Off by One

$a = \dfrac{X-1}{2} \quad b = \dfrac{X-2}{3} \quad c =\dfrac{X-3}{4}$ $a,b,c$ are positive integers if $X$ is the odd integer less by 1 than that of $\text{l.c.m} (2,3,4)$ . Since $\text{l.c.m}(2,3,4)$ is $12$ and $X = 12-1 =11$ .

$a$ , $b$ and $c$ has positive integer solution if $k\cdot\,( \text{l.c.m}(2,3,4)) -1 , k\in\mathbb N$ .

$1. X = 2a+1$

$2. X= 3b+2$

$3. X=4c+3$

Actually $3.$ it is telling the same and more information that $1.$ so we can ignore it.
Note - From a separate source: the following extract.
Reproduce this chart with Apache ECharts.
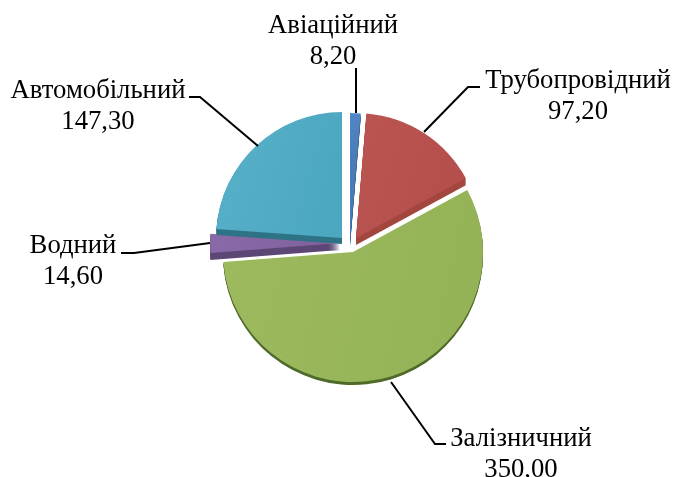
<!DOCTYPE html>
<html>
<head>
<meta charset="utf-8">
<script src="https://cdn.jsdelivr.net/npm/echarts@6/dist/echarts.min.js"></script>
<style>
html,body{margin:0;padding:0;background:#fff}
#chart{width:674px;height:477px}
</style>
</head>
<body>
<div id="chart"></div>
<script>
const names = ['Авіаційний', 'Трубопровідний', 'Залізничний', 'Водний', 'Автомобільний'];
const values = [8.2, 97.2, 350, 14.6, 147.3];
const valueLabels = ['8,20', '97,20', '350,00', '14,60', '147,30'];

// оформлення секторів: [світлий край, темний край], бокова грань
const faceColors = [
  ['#5288c6', '#4a7cb8'], ['#ba5551', '#b44f4b'], ['#9dba5e', '#94b256'],
  ['#8969a7', '#80619e'], ['#58b1c9', '#4ca7c0']
];
const sideColors = ['#3a6090', '#a3473f', '#4f6a2a', '#5d4776', '#2f7386'];
// кожен сектор висунутий окремо
const centers = [[350, 240], [356, 238], [353, 252], [340, 243], [342, 238]];
const radii = [127, 125, 130, 130, 126];
const depth = [6, 7, 3, 7, 6];
const drawOrder = [2, 3, 4, 1, 0];

const labelPos = [[333, 41], [578, 96], [521, 454], [73, 261], [98, 106]];
const leaders = [
  [[356, 68], [356, 113]],
  [[480, 87], [468, 87], [424, 132]],
  [[391, 382], [435, 444], [446, 444]],
  [[121, 253], [134, 253], [210, 243]],
  [[189, 97], [200, 97], [258, 146]]
];

function sliceSeries(i, dy, fill, z) {
  return {
    type: 'pie', silent: true, z,
    center: [centers[i][0], centers[i][1] + dy],
    radius: [0, radii[i]], startAngle: 90, clockwise: true,
    minAngle: 0, avoidLabelOverlap: false,
    label: { show: false }, labelLine: { show: false },
    animation: false,
    data: values.map((v, k) => ({
      value: v,
      itemStyle: { color: k === i ? fill : 'transparent' }
    }))
  };
}
function faceFill(i) {
  return {
    type: 'linear', x: 0, y: 0, x2: 1, y2: 0.3,
    colorStops: [
      { offset: 0, color: faceColors[i][0] },
      { offset: 1, color: faceColors[i][1] }
    ]
  };
}

const series = [];
drawOrder.forEach((i, n) => {
  // бокова грань: той самий сектор, зсунутий вниз шар за шаром
  for (let dy = depth[i]; dy > 0; dy--) {
    series.push(sliceSeries(i, dy, sideColors[i], 2 + n * 2));
  }
  series.push(sliceSeries(i, 0, faceFill(i), 3 + n * 2));
});

const graphics = [];
leaders.forEach(points => {
  graphics.push({
    type: 'polyline', z: 50,
    shape: { points },
    style: { stroke: '#000', lineWidth: 2, fill: null }
  });
});
names.forEach((n, i) => {
  graphics.push({
    type: 'text', z: 60, x: labelPos[i][0], y: labelPos[i][1],
    style: {
      text: n + '\n' + valueLabels[i], align: 'center', verticalAlign: 'middle',
      font: '26.7px "Liberation Serif"', lineHeight: 31, fill: '#000'
    }
  });
});

const chart = echarts.init(document.getElementById('chart'), null, { renderer: 'canvas' });
chart.setOption({
  backgroundColor: '#fff',
  animation: false,
  series,
  graphic: graphics
});
</script>
</body>
</html>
Equaling $2$ and $3$ we have a super simple Diophantine Equation that has solutions $b=3$ and $c=2$ , substituting, $X=11$

$X\equiv-1(mod2),X\equiv-1(mod3),X\equiv-1(mod4)$ .So $X\equiv-1(mod12)$ ,smallest positive X is 12-1=11

4c+3 is going to be the largest value for the smallest integer so we can use trial and error to check. If c=1, x=7 which does not give an integer value for b. When c=2, all values are integers and X=11.